* start *
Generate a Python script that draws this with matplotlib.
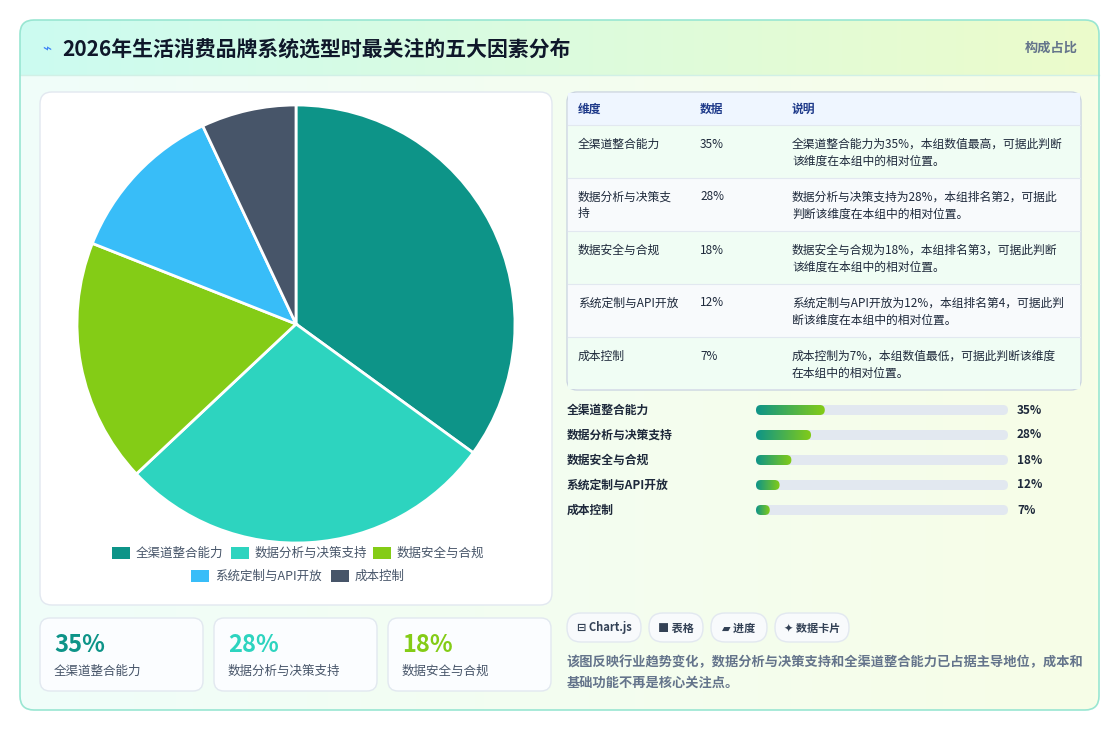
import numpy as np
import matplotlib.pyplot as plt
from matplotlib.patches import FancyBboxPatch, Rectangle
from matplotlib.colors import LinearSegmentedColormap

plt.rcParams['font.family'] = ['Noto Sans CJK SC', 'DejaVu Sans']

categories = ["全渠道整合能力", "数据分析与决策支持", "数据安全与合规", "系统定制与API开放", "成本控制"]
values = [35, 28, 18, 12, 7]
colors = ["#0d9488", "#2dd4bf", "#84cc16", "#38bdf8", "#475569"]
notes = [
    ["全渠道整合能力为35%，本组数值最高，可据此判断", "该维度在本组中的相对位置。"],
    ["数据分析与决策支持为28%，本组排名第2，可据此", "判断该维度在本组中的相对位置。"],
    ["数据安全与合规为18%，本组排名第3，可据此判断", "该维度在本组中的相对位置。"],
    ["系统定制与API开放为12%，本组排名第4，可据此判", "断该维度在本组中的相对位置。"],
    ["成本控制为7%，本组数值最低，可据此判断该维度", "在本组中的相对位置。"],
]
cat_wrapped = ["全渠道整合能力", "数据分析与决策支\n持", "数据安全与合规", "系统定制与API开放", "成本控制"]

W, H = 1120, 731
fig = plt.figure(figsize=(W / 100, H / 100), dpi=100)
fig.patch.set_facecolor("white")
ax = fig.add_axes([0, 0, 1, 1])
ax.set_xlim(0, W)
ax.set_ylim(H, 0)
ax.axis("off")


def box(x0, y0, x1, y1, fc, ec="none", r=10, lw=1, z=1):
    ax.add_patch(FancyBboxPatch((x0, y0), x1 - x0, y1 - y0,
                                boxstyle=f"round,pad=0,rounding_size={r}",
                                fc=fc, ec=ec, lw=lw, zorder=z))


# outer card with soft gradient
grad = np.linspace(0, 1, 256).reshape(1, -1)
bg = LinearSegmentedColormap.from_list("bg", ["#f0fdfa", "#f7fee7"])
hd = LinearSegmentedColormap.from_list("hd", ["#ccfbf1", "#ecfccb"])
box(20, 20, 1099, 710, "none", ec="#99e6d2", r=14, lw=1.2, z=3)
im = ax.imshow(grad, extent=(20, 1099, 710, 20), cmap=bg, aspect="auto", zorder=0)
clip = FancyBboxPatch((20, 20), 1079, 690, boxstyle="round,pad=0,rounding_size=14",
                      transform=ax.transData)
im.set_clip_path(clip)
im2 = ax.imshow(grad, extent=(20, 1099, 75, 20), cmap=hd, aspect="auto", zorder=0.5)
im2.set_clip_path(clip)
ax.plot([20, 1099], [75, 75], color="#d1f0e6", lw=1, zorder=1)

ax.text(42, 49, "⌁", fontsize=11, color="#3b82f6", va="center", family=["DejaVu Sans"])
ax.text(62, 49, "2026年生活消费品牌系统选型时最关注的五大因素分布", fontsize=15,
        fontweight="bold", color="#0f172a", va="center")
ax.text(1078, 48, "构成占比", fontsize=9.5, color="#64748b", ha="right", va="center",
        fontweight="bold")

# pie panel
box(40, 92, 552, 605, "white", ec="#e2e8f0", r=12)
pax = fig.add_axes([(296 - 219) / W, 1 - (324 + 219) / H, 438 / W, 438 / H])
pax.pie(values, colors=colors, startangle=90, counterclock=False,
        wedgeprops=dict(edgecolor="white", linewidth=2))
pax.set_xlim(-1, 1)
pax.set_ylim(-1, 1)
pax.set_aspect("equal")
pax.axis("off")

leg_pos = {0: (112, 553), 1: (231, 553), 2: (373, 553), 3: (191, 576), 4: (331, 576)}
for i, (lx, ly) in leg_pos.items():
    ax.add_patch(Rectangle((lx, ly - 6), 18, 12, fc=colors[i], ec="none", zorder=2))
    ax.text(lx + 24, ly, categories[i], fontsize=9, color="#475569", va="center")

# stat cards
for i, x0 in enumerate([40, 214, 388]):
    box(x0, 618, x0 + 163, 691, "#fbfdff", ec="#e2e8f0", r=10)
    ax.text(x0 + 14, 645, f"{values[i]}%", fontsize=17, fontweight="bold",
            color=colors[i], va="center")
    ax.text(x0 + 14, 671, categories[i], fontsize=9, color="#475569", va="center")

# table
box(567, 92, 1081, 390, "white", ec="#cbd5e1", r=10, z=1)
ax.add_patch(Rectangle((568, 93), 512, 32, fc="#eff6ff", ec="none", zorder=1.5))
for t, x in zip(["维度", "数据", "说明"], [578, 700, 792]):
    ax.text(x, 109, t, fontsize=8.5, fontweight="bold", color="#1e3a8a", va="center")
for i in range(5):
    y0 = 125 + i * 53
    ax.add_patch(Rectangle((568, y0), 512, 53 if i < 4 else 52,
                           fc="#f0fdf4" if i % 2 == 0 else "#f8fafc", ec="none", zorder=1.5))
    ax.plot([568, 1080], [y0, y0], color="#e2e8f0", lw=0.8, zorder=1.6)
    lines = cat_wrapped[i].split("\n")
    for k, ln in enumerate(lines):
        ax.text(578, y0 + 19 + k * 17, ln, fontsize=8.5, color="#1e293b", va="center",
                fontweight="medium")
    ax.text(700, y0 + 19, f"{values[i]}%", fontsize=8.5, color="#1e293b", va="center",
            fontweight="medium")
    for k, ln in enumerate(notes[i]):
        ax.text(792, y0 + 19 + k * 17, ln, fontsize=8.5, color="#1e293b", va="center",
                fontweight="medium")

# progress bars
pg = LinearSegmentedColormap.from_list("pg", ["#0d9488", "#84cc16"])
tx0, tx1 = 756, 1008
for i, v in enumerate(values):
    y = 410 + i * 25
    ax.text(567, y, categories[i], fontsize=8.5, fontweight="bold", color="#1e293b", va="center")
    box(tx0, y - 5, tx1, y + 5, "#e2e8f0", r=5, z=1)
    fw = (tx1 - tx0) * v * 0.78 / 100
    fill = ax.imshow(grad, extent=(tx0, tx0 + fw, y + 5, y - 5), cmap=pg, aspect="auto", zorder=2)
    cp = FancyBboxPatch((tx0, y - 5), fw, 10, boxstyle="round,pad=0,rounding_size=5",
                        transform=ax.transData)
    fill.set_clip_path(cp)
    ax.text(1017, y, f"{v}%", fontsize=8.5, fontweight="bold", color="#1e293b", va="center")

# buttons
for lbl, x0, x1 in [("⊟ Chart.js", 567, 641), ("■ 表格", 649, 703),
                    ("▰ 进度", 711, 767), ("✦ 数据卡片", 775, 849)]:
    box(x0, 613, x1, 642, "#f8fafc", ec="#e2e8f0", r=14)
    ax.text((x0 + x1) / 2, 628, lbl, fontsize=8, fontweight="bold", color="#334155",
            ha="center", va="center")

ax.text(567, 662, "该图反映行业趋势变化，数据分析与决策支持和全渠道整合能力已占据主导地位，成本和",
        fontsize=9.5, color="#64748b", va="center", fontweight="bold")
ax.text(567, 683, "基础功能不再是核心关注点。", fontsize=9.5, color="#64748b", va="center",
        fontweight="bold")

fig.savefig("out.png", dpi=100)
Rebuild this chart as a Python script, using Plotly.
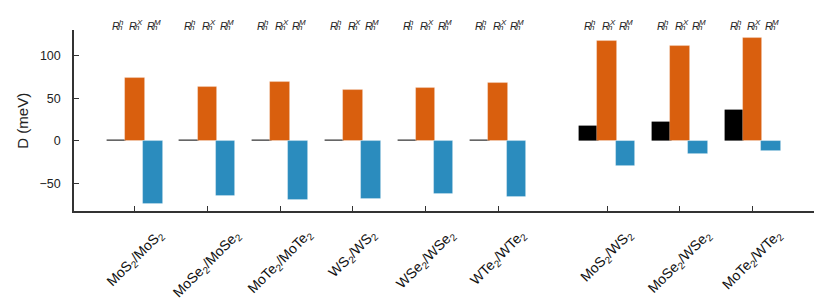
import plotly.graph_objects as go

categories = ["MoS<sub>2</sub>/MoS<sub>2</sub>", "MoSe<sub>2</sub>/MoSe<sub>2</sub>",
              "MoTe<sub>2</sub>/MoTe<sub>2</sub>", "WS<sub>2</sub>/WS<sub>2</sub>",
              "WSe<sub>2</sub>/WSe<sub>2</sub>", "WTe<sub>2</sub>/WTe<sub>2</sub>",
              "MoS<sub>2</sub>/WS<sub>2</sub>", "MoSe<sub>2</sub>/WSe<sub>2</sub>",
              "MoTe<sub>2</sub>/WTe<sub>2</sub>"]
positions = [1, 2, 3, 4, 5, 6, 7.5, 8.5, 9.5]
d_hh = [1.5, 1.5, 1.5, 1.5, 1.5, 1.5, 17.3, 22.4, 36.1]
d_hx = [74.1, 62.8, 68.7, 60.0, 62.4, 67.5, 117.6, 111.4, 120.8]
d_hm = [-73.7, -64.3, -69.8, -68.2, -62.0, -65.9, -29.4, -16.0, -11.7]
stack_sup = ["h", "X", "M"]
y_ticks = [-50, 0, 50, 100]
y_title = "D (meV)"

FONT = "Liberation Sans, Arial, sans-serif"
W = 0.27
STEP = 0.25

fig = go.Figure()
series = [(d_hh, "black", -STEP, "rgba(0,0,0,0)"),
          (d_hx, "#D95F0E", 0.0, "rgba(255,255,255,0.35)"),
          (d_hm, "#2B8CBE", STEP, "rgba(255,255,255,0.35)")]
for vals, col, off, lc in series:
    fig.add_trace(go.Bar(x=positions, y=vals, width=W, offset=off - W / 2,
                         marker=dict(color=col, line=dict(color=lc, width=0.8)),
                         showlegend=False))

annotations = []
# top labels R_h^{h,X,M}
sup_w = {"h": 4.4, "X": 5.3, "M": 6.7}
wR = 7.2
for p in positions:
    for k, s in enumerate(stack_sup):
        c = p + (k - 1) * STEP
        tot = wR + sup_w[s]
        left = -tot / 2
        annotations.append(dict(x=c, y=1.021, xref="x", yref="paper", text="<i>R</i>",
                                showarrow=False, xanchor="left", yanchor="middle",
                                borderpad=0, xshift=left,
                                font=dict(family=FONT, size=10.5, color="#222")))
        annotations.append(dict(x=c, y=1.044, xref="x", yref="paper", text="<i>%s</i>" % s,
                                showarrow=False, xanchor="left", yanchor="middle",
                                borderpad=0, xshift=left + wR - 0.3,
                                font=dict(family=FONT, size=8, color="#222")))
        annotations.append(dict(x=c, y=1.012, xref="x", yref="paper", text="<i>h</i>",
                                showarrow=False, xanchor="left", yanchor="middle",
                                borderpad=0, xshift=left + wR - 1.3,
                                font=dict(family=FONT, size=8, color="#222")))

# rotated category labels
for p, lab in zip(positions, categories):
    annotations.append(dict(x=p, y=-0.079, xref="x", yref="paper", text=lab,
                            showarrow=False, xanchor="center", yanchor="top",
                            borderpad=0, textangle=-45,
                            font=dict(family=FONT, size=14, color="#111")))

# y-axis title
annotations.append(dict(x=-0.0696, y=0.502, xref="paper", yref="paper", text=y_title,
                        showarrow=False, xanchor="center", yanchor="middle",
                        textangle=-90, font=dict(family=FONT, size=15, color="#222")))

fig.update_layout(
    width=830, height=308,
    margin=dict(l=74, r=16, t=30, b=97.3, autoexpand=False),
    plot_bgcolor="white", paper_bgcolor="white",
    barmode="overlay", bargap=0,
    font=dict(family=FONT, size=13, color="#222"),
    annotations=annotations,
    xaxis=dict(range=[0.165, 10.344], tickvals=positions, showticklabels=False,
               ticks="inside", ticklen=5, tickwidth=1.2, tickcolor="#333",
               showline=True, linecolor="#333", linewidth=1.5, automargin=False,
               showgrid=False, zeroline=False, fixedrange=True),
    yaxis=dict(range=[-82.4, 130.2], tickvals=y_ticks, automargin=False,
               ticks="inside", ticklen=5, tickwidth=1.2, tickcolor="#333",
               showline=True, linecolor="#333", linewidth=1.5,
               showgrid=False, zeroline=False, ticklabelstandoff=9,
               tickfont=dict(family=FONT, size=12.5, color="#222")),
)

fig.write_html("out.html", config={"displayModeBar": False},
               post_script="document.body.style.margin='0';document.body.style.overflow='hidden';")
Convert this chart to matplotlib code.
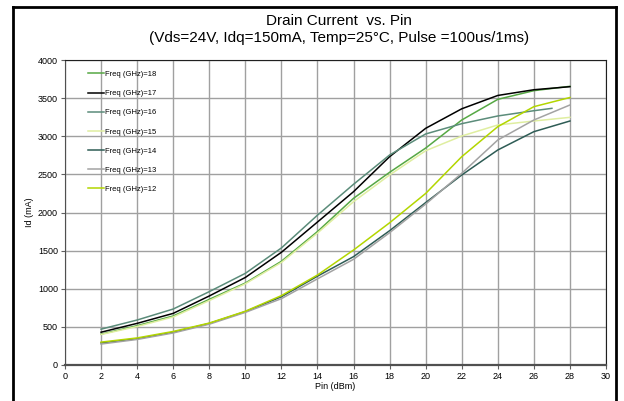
* end *
**Exercise prompt:**
Return nothing but the lines running from the start of the data to the line with "fc=fc, ec=ec, lw=lw, zorder=z))", please, both ends included and no pictures.

**Written reply:**
Generate a Python script that draws this with matplotlib.
import numpy as np
import matplotlib.pyplot as plt
from matplotlib.patches import FancyBboxPatch, Rectangle
from matplotlib.colors import LinearSegmentedColormap

plt.rcParams['font.family'] = ['Noto Sans CJK SC', 'DejaVu Sans']

categories = ["全渠道整合能力", "数据分析与决策支持", "数据安全与合规", "系统定制与API开放", "成本控制"]
values = [35, 28, 18, 12, 7]
colors = ["#0d9488", "#2dd4bf", "#84cc16", "#38bdf8", "#475569"]
notes = [
    ["全渠道整合能力为35%，本组数值最高，可据此判断", "该维度在本组中的相对位置。"],
    ["数据分析与决策支持为28%，本组排名第2，可据此", "判断该维度在本组中的相对位置。"],
    ["数据安全与合规为18%，本组排名第3，可据此判断", "该维度在本组中的相对位置。"],
    ["系统定制与API开放为12%，本组排名第4，可据此判", "断该维度在本组中的相对位置。"],
    ["成本控制为7%，本组数值最低，可据此判断该维度", "在本组中的相对位置。"],
]
cat_wrapped = ["全渠道整合能力", "数据分析与决策支\n持", "数据安全与合规", "系统定制与API开放", "成本控制"]

W, H = 1120, 731
fig = plt.figure(figsize=(W / 100, H / 100), dpi=100)
fig.patch.set_facecolor("white")
ax = fig.add_axes([0, 0, 1, 1])
ax.set_xlim(0, W)
ax.set_ylim(H, 0)
ax.axis("off")


def box(x0, y0, x1, y1, fc, ec="none", r=10, lw=1, z=1):
    ax.add_patch(FancyBboxPatch((x0, y0), x1 - x0, y1 - y0,
                                boxstyle=f"round,pad=0,rounding_size={r}",
                                fc=fc, ec=ec, lw=lw, zorder=z))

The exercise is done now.